<<<<

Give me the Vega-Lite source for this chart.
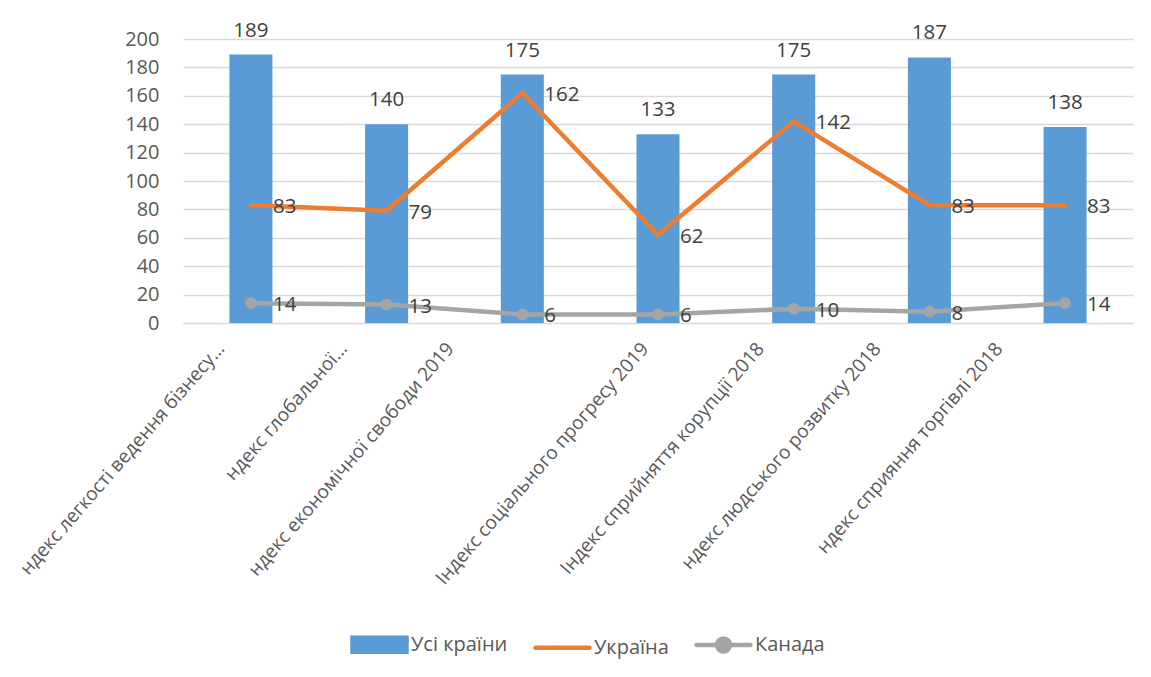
{
  "$schema": "https://vega.github.io/schema/vega-lite/v6.json",
  "autosize": "none",
  "width": 950,
  "height": 284,
  "padding": {"left": 183, "top": 39, "right": 18, "bottom": 354},
  "background": "white",
  "config": {
    "font": "Open Sans",
    "view": {"stroke": null},
    "axis": {"labelColor": "#595959", "labelFont": "Open Sans", "ticks": false, "title": null},
    "legend": {"labelFont": "Open Sans"}
  },
  "data": {
    "values": [
      {"cat": "ндекс легкості ведення бізнесу…", "series": "Усі країни", "value": 189},
      {"cat": "ндекс глобальної…", "series": "Усі країни", "value": 140},
      {"cat": "ндекс економічної свободи 2019", "series": "Усі країни", "value": 175},
      {"cat": "Індекс соціального прогресу 2019", "series": "Усі країни", "value": 133},
      {"cat": "Індекс сприйняття корупції 2018", "series": "Усі країни", "value": 175},
      {"cat": "ндекс людського розвитку 2018", "series": "Усі країни", "value": 187},
      {"cat": "ндекс сприяння торгівлі 2018", "series": "Усі країни", "value": 138},
      {"cat": "ндекс легкості ведення бізнесу…", "series": "Україна", "value": 83},
      {"cat": "ндекс глобальної…", "series": "Україна", "value": 79},
      {"cat": "ндекс економічної свободи 2019", "series": "Україна", "value": 162},
      {"cat": "Індекс соціального прогресу 2019", "series": "Україна", "value": 62},
      {"cat": "Індекс сприйняття корупції 2018", "series": "Україна", "value": 142},
      {"cat": "ндекс людського розвитку 2018", "series": "Україна", "value": 83},
      {"cat": "ндекс сприяння торгівлі 2018", "series": "Україна", "value": 83},
      {"cat": "ндекс легкості ведення бізнесу…", "series": "Канада", "value": 14},
      {"cat": "ндекс глобальної…", "series": "Канада", "value": 13},
      {"cat": "ндекс економічної свободи 2019", "series": "Канада", "value": 6},
      {"cat": "Індекс соціального прогресу 2019", "series": "Канада", "value": 6},
      {"cat": "Індекс сприйняття корупції 2018", "series": "Канада", "value": 10},
      {"cat": "ндекс людського розвитку 2018", "series": "Канада", "value": 8},
      {"cat": "ндекс сприяння торгівлі 2018", "series": "Канада", "value": 14}
    ]
  },
  "encoding": {
    "x": {
      "field": "cat",
      "type": "nominal",
      "sort": null,
      "scale": {"paddingInner": 0.683, "paddingOuter": 0.342},
      "axis": {
        "labelAngle": -49,
        "labelFontSize": 19,
        "labelPadding": 22,
        "labelLimit": 400,
        "labelOffset": {"expr": "datum.value === 'ндекс легкості ведення бізнесу…' ? -30 : datum.value === 'ндекс глобальної…' ? -43 : datum.value === 'ндекс економічної свободи 2019' ? -72 : datum.value === 'Індекс соціального прогресу 2019' ? -13 : datum.value === 'Індекс сприйняття корупції 2018' ? -33 : datum.value === 'ндекс людського розвитку 2018' ? -52 : -66"},
        "domain": true,
        "domainColor": "#D9D9D9",
        "grid": false
      }
    },
    "y": {
      "field": "value",
      "type": "quantitative",
      "scale": {"domain": [0, 200]},
      "axis": {
        "values": [0, 20, 40, 60, 80, 100, 120, 140, 160, 180, 200],
        "labelFontSize": 20,
        "labelPadding": 24,
        "domain": false,
        "gridColor": "#D9D9D9",
        "gridWidth": 1.3
      }
    },
    "color": {
      "field": "series",
      "type": "nominal",
      "scale": {"domain": ["Усі країни", "Україна", "Канада"], "range": ["#5B9BD5", "#ED7D31", "#A5A5A5"]},
      "legend": {
        "title": null,
        "orient": "none",
        "direction": "horizontal",
        "legendX": 167,
        "legendY": 576,
        "symbolSize": 2916,
        "labelFontSize": 20,
        "labelColor": "#595959",
        "labelOffset": 2,
        "columnPadding": 18,
        "encode": {
          "symbols": {
            "update": {
              "shape": {"signal": "datum.value === 'Усі країни' ? 'M-1,-0.26L1,-0.26L1,0.26L-1,0.26Z' : (datum.value === 'Україна' ? 'M-1,0L1,0' : 'M-1,0L1,0M0.24,0A0.24,0.24,0,1,1,-0.24,0A0.24,0.24,0,1,1,0.24,0Z')"},
              "fill": {"signal": "datum.value === 'Усі країни' ? '#5B9BD5' : (datum.value === 'Україна' ? 'transparent' : '#A5A5A5')"},
              "stroke": {"signal": "datum.value === 'Усі країни' ? 'transparent' : (datum.value === 'Україна' ? '#ED7D31' : '#A5A5A5')"},
              "strokeWidth": {"value": 4.5},
              "strokeCap": {"value": "round"},
              "opacity": {"value": 1}
            }
          }
        }
      }
    }
  },
  "layer": [
    {
      "transform": [{"filter": "datum.series === 'Усі країни'"}],
      "mark": {"type": "bar"}
    },
    {
      "transform": [{"filter": "datum.series === 'Усі країни'"}],
      "mark": {"type": "text", "baseline": "bottom", "dy": -14, "fontSize": 20.5, "color": "#404040"},
      "encoding": {"text": {"field": "value", "type": "quantitative"}, "color": {"value": "#404040"}}
    },
    {
      "transform": [{"filter": "datum.series !== 'Усі країни'"}],
      "mark": {"type": "line", "strokeWidth": 4.5, "strokeCap": "round", "strokeJoin": "round"},
      "encoding": {"detail": {"field": "series"}}
    },
    {
      "transform": [{"filter": "datum.series === 'Канада'"}],
      "mark": {"type": "point", "filled": true, "size": 140, "opacity": 1}
    },
    {
      "transform": [{"filter": "datum.series !== 'Усі країни'"}],
      "mark": {"type": "text", "align": "left", "baseline": "middle", "dx": 22, "dy": 2, "fontSize": 20.5},
      "encoding": {"text": {"field": "value", "type": "quantitative"}, "color": {"value": "#404040"}}
    }
  ]
}
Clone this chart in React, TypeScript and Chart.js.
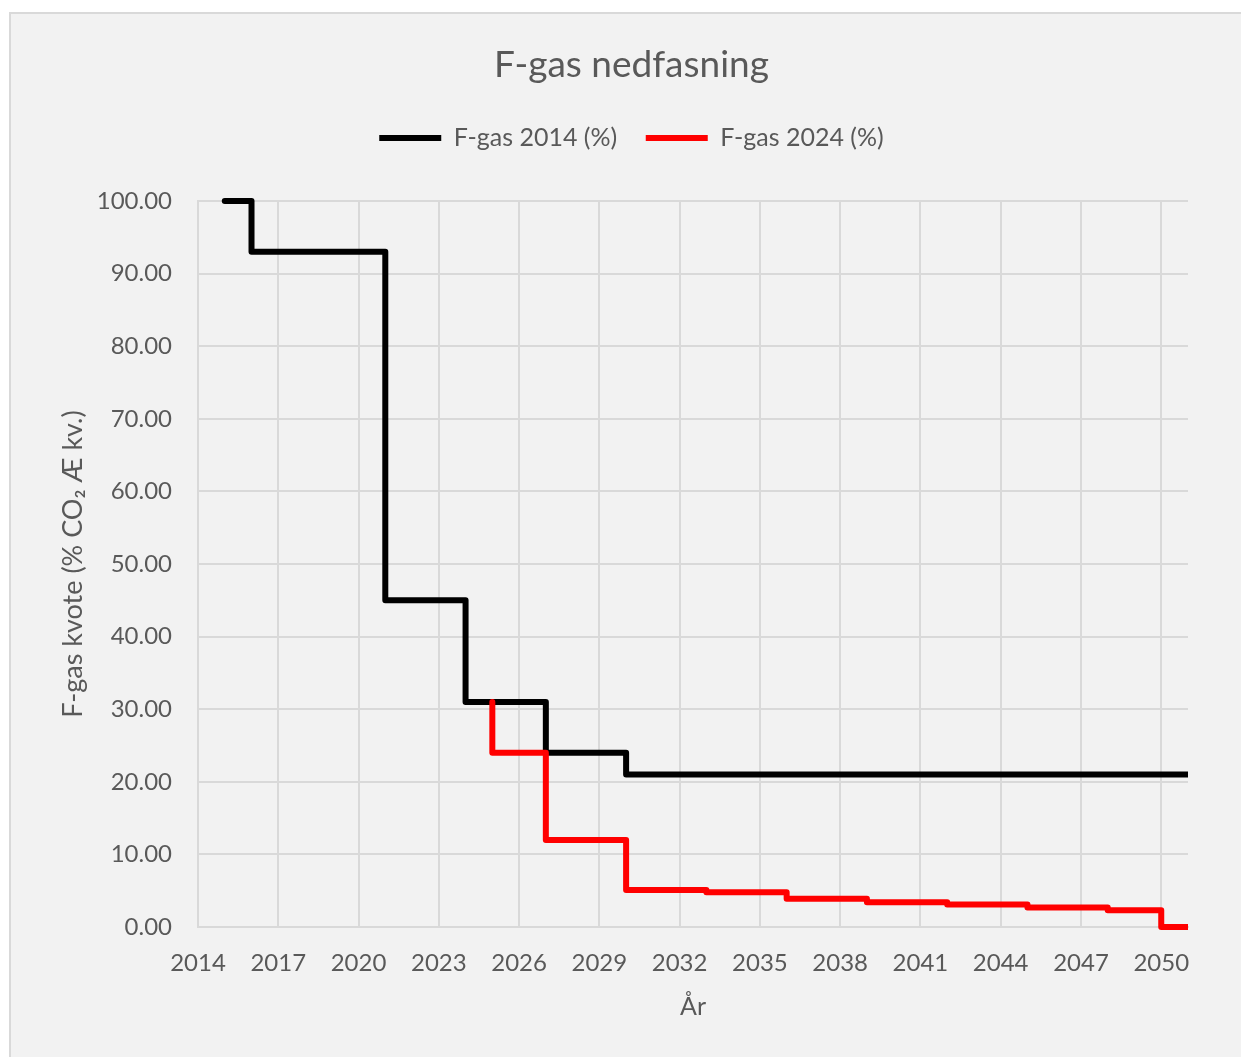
import React, { useEffect, useRef } from "react";
import { Chart, registerables } from "chart.js";

Chart.register(...registerables);

// ---- data ----
const chartTitle = "F-gas nedfasning";
const xAxisTitle = "År";
const yAxisTitle = "F-gas kvote (% CO₂ Æ kv.)";
const seriesLabels = ["F-gas 2014 (%)", "F-gas 2024 (%)"];

const xTickYears = [2014, 2017, 2020, 2023, 2026, 2029, 2032, 2035, 2038, 2041, 2044, 2047, 2050];
const yTickValues = [0, 10, 20, 30, 40, 50, 60, 70, 80, 90, 100];

const years2014 = [2015, 2016, 2021, 2024, 2027, 2030, 2051];
const quota2014 = [100, 93, 45, 31, 24, 21, 21];

const years2024 = [2025, 2025, 2027, 2030, 2033, 2036, 2039, 2042, 2045, 2048, 2050, 2051];
const quota2024 = [31, 24, 12, 5.1, 4.8, 3.9, 3.4, 3.1, 2.7, 2.3, 0, 0];

const FONT = 'Lato, "Open Sans", "Liberation Sans", sans-serif';
const TEXT = "#595959";
const GRID = "#d9d9d9";

const bgPlugin = {
  id: "bgPlugin",
  beforeDraw(chart: any) {
    const { ctx, width, height } = chart;
    ctx.save();
    ctx.fillStyle = "#ffffff";
    ctx.fillRect(0, 0, width, height);
    ctx.fillStyle = "#f2f2f2";
    ctx.fillRect(10, 13, width - 10, height - 13);
    ctx.strokeStyle = "#d9d9d9";
    ctx.lineWidth = 2;
    ctx.beginPath();
    ctx.moveTo(10, height);
    ctx.lineTo(10, 13);
    ctx.lineTo(width, 13);
    ctx.stroke();
    ctx.restore();
  },
};

export default function App() {
  const ref = useRef<HTMLCanvasElement | null>(null);

  useEffect(() => {
    if (!ref.current) return;
    const chart = new Chart(ref.current, {
      type: "line",
      data: {
        datasets: [
          {
            label: seriesLabels[0],
            data: years2014.map((x, i) => ({ x, y: quota2014[i] })),
            borderColor: "#000000",
            backgroundColor: "#000000",
            borderWidth: 6,
            stepped: "before",
            pointRadius: 0,
            borderCapStyle: "round",
            borderJoinStyle: "round",
            fill: false,
            clip: { left: 10, top: 10, right: 0, bottom: 10 },
            order: 1,
          },
          {
            label: seriesLabels[1],
            data: years2024.map((x, i) => ({ x, y: quota2024[i] })),
            borderColor: "#ff0000",
            backgroundColor: "#ff0000",
            borderWidth: 6,
            stepped: "before",
            pointRadius: 0,
            borderCapStyle: "round",
            borderJoinStyle: "round",
            fill: false,
            clip: { left: 10, top: 10, right: 0, bottom: 10 },
            order: 0,
          },
        ],
      },
      options: {
        responsive: false,
        animation: false,
        devicePixelRatio: 1,
        layout: { padding: { left: 22, right: 0, top: 0, bottom: 0 } },
        plugins: {
          tooltip: { enabled: false },
          title: {
            display: true,
            text: chartTitle,
            color: TEXT,
            font: { family: FONT, size: 37, weight: "normal", lineHeight: 1.2 },
            padding: { top: 42.8, bottom: 9.8 },
          },
          subtitle: {
            display: true,
            text: "",
            position: "top",
            weight: 500,
            font: { family: FONT, size: 1, lineHeight: 1 },
            padding: { top: 39.5, bottom: 0 },
          } as any,
          legend: {
            display: true,
            position: "top",
            labels: {
              usePointStyle: true,
              pointStyle: "line",
              pointStyleWidth: 62,
              color: TEXT,
              font: { family: FONT, size: 25 },
              padding: 28.5,
              sort: (a: any, b: any) => a.datasetIndex - b.datasetIndex,
            },
          },
        },
        scales: {
          x: {
            type: "linear",
            position: "bottom",
            min: 2014,
            max: 2051,
            afterBuildTicks: (scale: any) => {
              scale.ticks = xTickYears.map((value) => ({ value }));
            },
            afterFit: (scale: any) => {
              scale.height = 130;
            },
            ticks: {
              color: TEXT,
              font: { family: FONT, size: 24 },
              padding: 22,
              maxRotation: 0,
              autoSkip: false,
              callback: (v: any) => String(v),
            },
            grid: { color: GRID, lineWidth: 2, drawTicks: false },
            border: { display: true, color: GRID, width: 2 },
            title: {
              display: true,
              text: xAxisTitle,
              color: TEXT,
              font: { family: FONT, size: 25, lineHeight: 1.2 },
              padding: { top: 0, bottom: 35 },
            },
          },
          y: {
            type: "linear",
            position: "left",
            min: 0,
            max: 100,
            afterBuildTicks: (scale: any) => {
              scale.ticks = yTickValues.map((value) => ({ value }));
            },
            afterFit: (scale: any) => {
              scale.width = 176;
            },
            ticks: {
              color: TEXT,
              font: { family: FONT, size: 24 },
              padding: 26,
              callback: (v: any) => Number(v).toFixed(2),
            },
            grid: { color: GRID, lineWidth: 2, drawTicks: false },
            border: { display: true, color: GRID, width: 2 },
            title: {
              display: true,
              text: yAxisTitle,
              color: TEXT,
              font: { family: FONT, size: 27, lineHeight: 1.2 },
              padding: { top: 34.8, bottom: 0 },
            },
          },
          yRight: {
            type: "linear",
            position: "right",
            min: 0,
            max: 100,
            display: true,
            afterFit: (scale: any) => {
              scale.width = 53;
            },
            ticks: { display: false },
            grid: { display: false, drawTicks: false },
            border: { display: false },
          },
        },
      },
      plugins: [bgPlugin],
    } as any);
    return () => chart.destroy();
  }, []);

  return (
    <div style={{ position: "absolute", left: 0, top: 0, width: 1241, height: 1057 }}>
      <canvas ref={ref} width={1241} height={1057} style={{ display: "block" }} />
    </div>
  );
}
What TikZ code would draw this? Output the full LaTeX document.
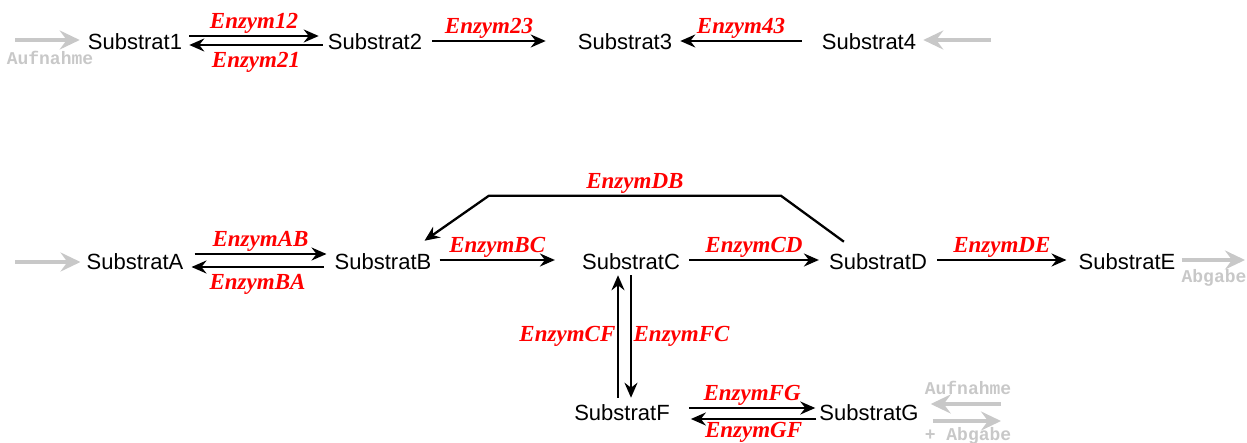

>>>>

§ **What to produce**
Every line from the one containing "Clone this chart" through the one containing "80, 90, 100];" should be quoted exactly, and no other lines; keep pictures out of the copy.

§ **Exercise output**
Clone this chart in React, TypeScript and Chart.js.
import React, { useEffect, useRef } from "react";
import { Chart, registerables } from "chart.js";

Chart.register(...registerables);

// ---- data ----
const chartTitle = "F-gas nedfasning";
const xAxisTitle = "År";
const yAxisTitle = "F-gas kvote (% CO₂ Æ kv.)";
const seriesLabels = ["F-gas 2014 (%)", "F-gas 2024 (%)"];

const xTickYears = [2014, 2017, 2020, 2023, 2026, 2029, 2032, 2035, 2038, 2041, 2044, 2047, 2050];
const yTickValues = [0, 10, 20, 30, 40, 50, 60, 70, 80, 90, 100];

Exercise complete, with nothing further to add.